What Global Travellers Should Watch in the Coming Year

For frequent flyers, tour operators and corporate travel planners, the next 12 to 18 months will be pivotal in determining whether Dhaka’s third terminal becomes a reliable transit option or remains primarily a capacity release valve for local traffic. Key signals to monitor include the signing and implementation of a long-term operating contract, announcements of new or expanded Dhaka–Tokyo and broader Japan services, and early data on on-time performance and baggage-handling reliability from the new facility.

Travellers considering itineraries that route through Dhaka should pay close attention to how quickly airlines begin marketing through-connections and whether minimum connection times fall as operators gain confidence. If major carriers start scheduling tight connections via the third terminal, it will be a sign that behind-the-scenes processes are working well enough to support hub-style operations.
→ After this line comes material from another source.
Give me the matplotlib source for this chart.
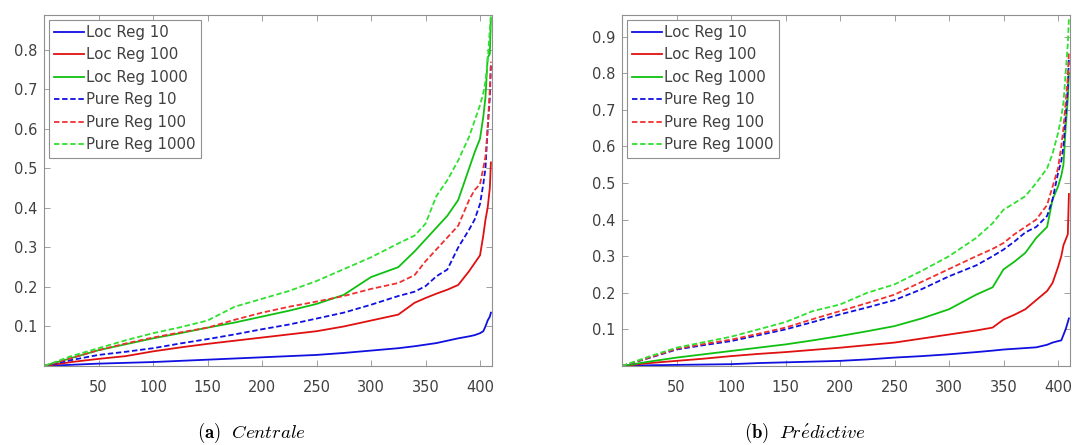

Equally important will be feedback from passengers themselves. Reports on transfer signage, security screening times, availability of lounges, quality of food and retail options, and the ease of moving between international and domestic sections will shape perceptions far beyond Bangladesh’s borders. As Dhaka bids to reposition itself as a bridge between South Asia and Tokyo and the wider East Asian market, the lived experience of global travellers passing through its new gateway will ultimately determine whether the ambitious JICA-backed project truly shifts the region’s aviation map.